I have grown greatly in my walk with the Lord as I looked at one past bill and I had listed things to meditate over while I waited on hold.  You know, make good use of the downtime so I would not just get mad.  Every six months we would have to call and reissue our discounts.  This sounds reasonable enough, I guess, but after calling every six months, then for the next three months the bill would be wrong. I’m not exaggerating.  So every month when I got their bill in the mail, I would raise it up to the Lord and pray for strength to open it.  Sometimes I gave up and opted to just pay whatever it was, it was not worth losing my peace over.  

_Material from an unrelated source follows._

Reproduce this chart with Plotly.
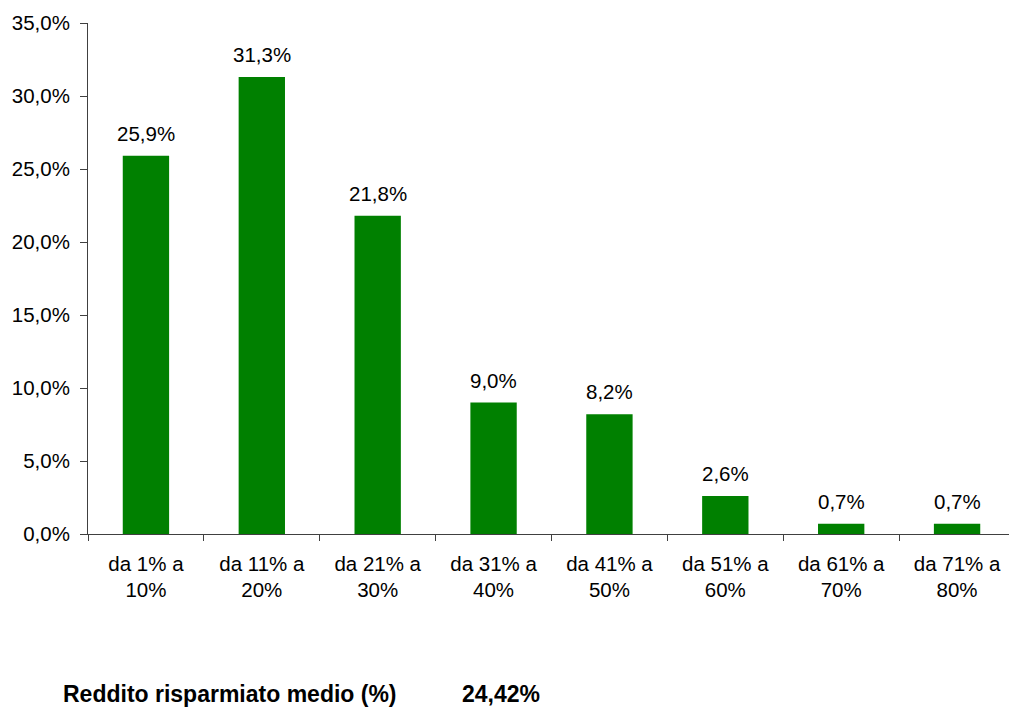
import plotly.graph_objects as go

categories = ["da 1% a<br>10%", "da 11% a<br>20%", "da 21% a<br>30%", "da 31% a<br>40%",
              "da 41% a<br>50%", "da 51% a<br>60%", "da 61% a<br>70%", "da 71% a<br>80%"]
values = [25.9, 31.3, 21.8, 9.0, 8.2, 2.6, 0.7, 0.7]
value_labels = ["25,9%", "31,3%", "21,8%", "9,0%", "8,2%", "2,6%", "0,7%", "0,7%"]
y_tickvals = [0, 5, 10, 15, 20, 25, 30, 35]
y_ticktext = ["0,0%", "5,0%", "10,0%", "15,0%", "20,0%", "25,0%", "30,0%", "35,0%"]
summary_label = "Reddito risparmiato medio (%)"
summary_value = "24,42%"

FONT = "Liberation Sans, Arial, sans-serif"
AXIS_COLOR = "#404040"
FS = 20.5

fig = go.Figure()
fig.add_trace(go.Bar(x=categories, y=values, marker=dict(color="#008000", line=dict(width=0)),
                     width=0.4, hoverinfo="skip"))

for c, v, t in zip(categories, values, value_labels):
    fig.add_annotation(x=c, y=v, text=t, showarrow=False, xref="x", yref="y",
                       yanchor="bottom", yshift=9, font=dict(size=FS, color="black", family=FONT))

fig.add_annotation(x=-0.029, y=-0.313, xref="paper", yref="paper", text="<b>" + summary_label + "</b>",
                   showarrow=False, xanchor="left", yanchor="middle",
                   font=dict(size=23, color="black", family=FONT))
fig.add_annotation(x=0.401, y=-0.313, xref="paper", yref="paper", text="<b>" + summary_value + "</b>",
                   showarrow=False, xanchor="left", yanchor="middle",
                   font=dict(size=23, color="black", family=FONT))

fig.update_layout(
    width=1009, height=700,
    margin=dict(l=80, r=2, t=15, b=174),
    paper_bgcolor="white", plot_bgcolor="white",
    font=dict(family=FONT, size=FS, color="black"),
    showlegend=False,
    xaxis=dict(type="category", showline=True, linecolor=AXIS_COLOR, linewidth=1,
               ticks="outside", tickson="boundaries", ticklen=6, tickcolor=AXIS_COLOR,
               ticklabelstandoff=11,
               showgrid=False, tickfont=dict(size=FS, family=FONT, color="black")),
    yaxis=dict(range=[0, 35], showline=True, linecolor=AXIS_COLOR, linewidth=1,
               ticks="outside", ticklen=7, tickcolor=AXIS_COLOR, showgrid=False, zeroline=False,
               ticklabelstandoff=6,
               tickvals=y_tickvals, ticktext=y_ticktext,
               tickfont=dict(size=FS, family=FONT, color="black")),
)

fig.write_html("out.html")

Last week it was our six months to call to maintain our discounts.  Yes, I do have better things to do.  Yes, I have complained as everyone else I know has, too.  They have a monopoly on the market and we get what we get.  I prayed before and during my call.  The lady started telling me about a new plan.  No!  I will not get anything else from you, I just want my discount and then I will fight for the next three months to save it.  She kept talking telling me how her company has been listening to customer complaints and they are going to change things and I should believe her.  Six and half years of the opposite and I knew shed heard it before because she even gave me complaints from other customers that I did not even voice.  She said it will be better, cheaper and easier.  And I said as someone who has been abused for a long time, Whats in it for you?”  She said the company has been listening.  As I got off the phone, having agreed cautiously to have the tech come out in a few days to install an updated component, I said to my husband, “Either they have found Jesus or the FCC is after them.
The tech came out in a few days to install the new component. I said, You know we always havent been very happy with your company.”  His response was dead on, Like I havent heard that before.”  And then it hit me: the poor guy.  We cant go look someone in the face as their call centers are all over the country, but when this real live human being is in front of us in our house he must take a lot of grief for the rest of them.
That morning I was praying to God knowing the tech was coming.  We had an 8 hour window of time to expect him.  I did not want to be consumed by how long we would have to wait, what could go wrong, etc.  I was praying and in my spirit I felt that I should ask the tech if he had any pain in his body.  Well, okay, that changed the dialog in my mind.  So instead of him coming and me rehearsing all the companys faults I decided to pray for him (assuming of course it was a him) and be ready to ask if he had any pain and if I could lay hands on him and pray for him.
He arrived and installed the component and we were educated on it. Then I told him, this has nothing to do with the install but, Do you have pain anywhere in your body?”  He said, Well, yeah my back hurts, and he told us what he had done to it.  I asked him to reach out his hands and I simply said, In Jesus’ name, pain you must leave this mans back.  He said he still felt the pain but he was hopeful. As am I.
Now only God could write a story like that.  Wouldnt it be like Him to grow me up for six and a half years as I learned to act loving in obedience, top it off with a healing for an employee in the very same company I had such disdain for?
I may pen this stuff but I dont write it!